Photo Credit: Kamil Szumotalski
Embracing the paradox of the cross in our Lenten observance
Para Babuharan, Logos Editor
When I had journeyed half of our life’s way,
I found myself within a shadowed forest,
for I had lost the path that does not stray.
In these opening lines of the Divine Comedy, Dante tells of his being astray from the path of truth and goodness. It is Maundy Thursday — surely, he has not had a very fruitful Lent. Dante encounters three beasts in the dark wood; they represent the vices which keep him spiritually torpid and on the path to eternal despair. Unable to overcome them, he retreats to lower ground. At that very moment, Dante sees a sign of divine mercy. “Have mercy on me,” he cries, and he is taken on his journey.
That cry, “Miserere,” captures the essence of the Christian observance of Lent. It is the necessary preparation before we cry out once more in paschal jubilation, “Alleluia.”
Lent is the sacred season of penitential preparation for Easter, the celebration of Christ’s resurrection from the dead. Its forty-day duration parallels Christ’s forty-day fast in the wilderness after his baptism, as well as the Israelites’ forty-year sojourn in the wilderness after their exodus from Egypt. Lent culminates in Holy Week, during which the crucial events of salvation history are memorialized in dramatic fashion.
The three pillars of Lenten observance are prayer, fasting, and almsgiving.
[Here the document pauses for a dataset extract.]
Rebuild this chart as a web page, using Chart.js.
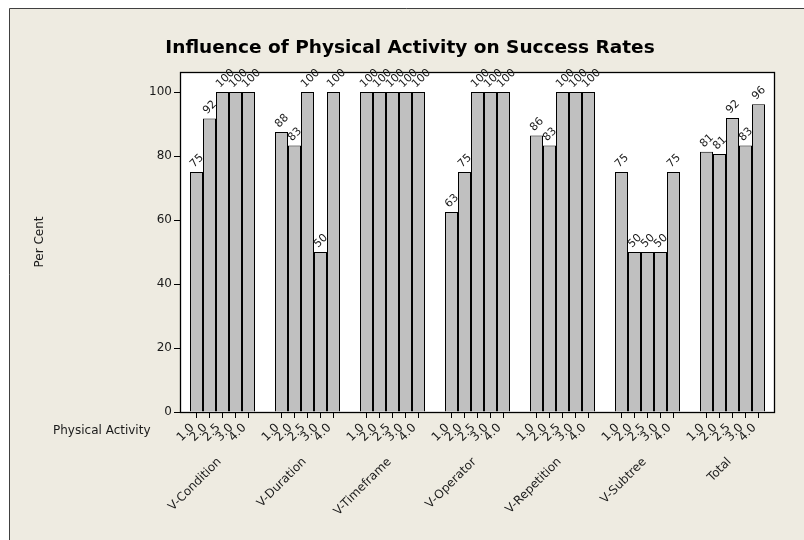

It is popular among modern Catholics to make the equivalent of New Year’s resolutions during this time, in hopes of losing bad habits and gaining good ones.
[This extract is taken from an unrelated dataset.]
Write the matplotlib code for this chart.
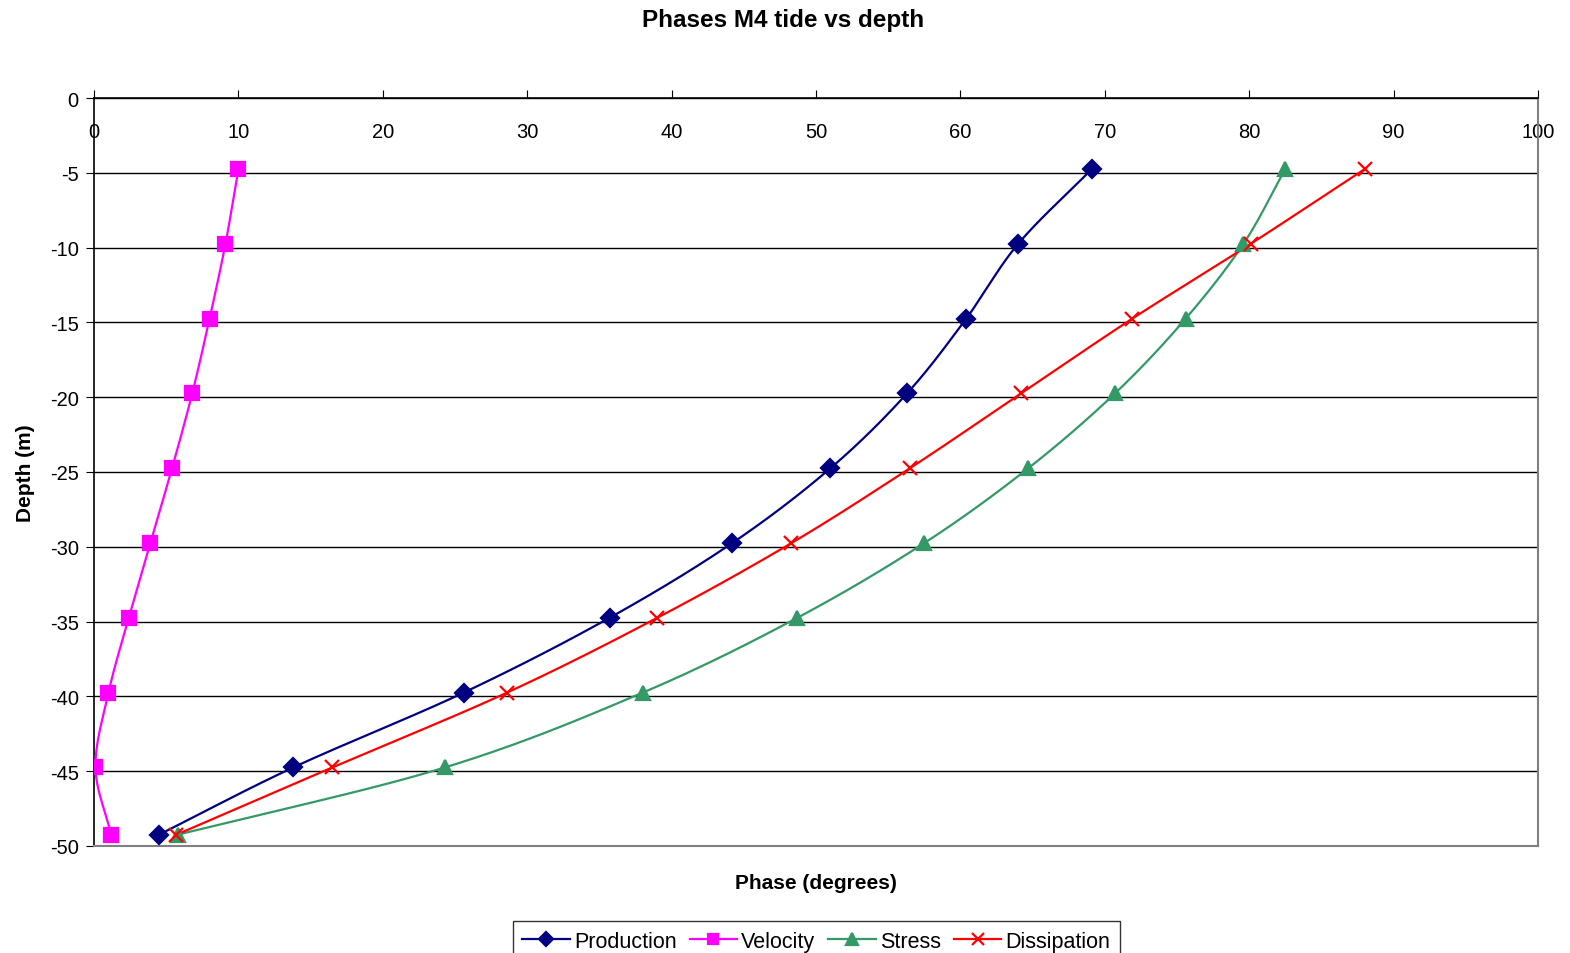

As much as we want to be free of unwanted attachments when we greet the risen Christ, there is always the possibility of falling into old temptations — as the Israelites did, even after reaching the Promised Land — or yielding to new temptations — like pride.
Christianity stands apart from ancient and modern traditions of asceticism and self-improvement in its recognition that the way up is down. Scripture and the entire Christian spiritual tradition are saturated with the paradox that “whoever exalts himself will be humbled, and whoever humbles himself will be exalted.”
That is the mystery of Good Friday: the culmination of the all-powerful God’s self-emptying love for man whom he created. And Holy Saturday: God’s descent into the depths of God-forsakenness, to raise up fallen man who was unable to raise himself up.
This Lent, rather than despairing of our vices or exulting in our virtues, let us be truthful about who we are and who God is. In the words of Pope Benedict XVI, “The humility of Jesus is the surmounting of our pride; by his abasement he lifts us up. Let us allow him to lift us up. Let us strip away our sense of self-sufficiency, our false illusions of independence, and learn from him, the One who humbled himself, to discover our true greatness by bending low before God and before our downtrodden brothers and sisters.”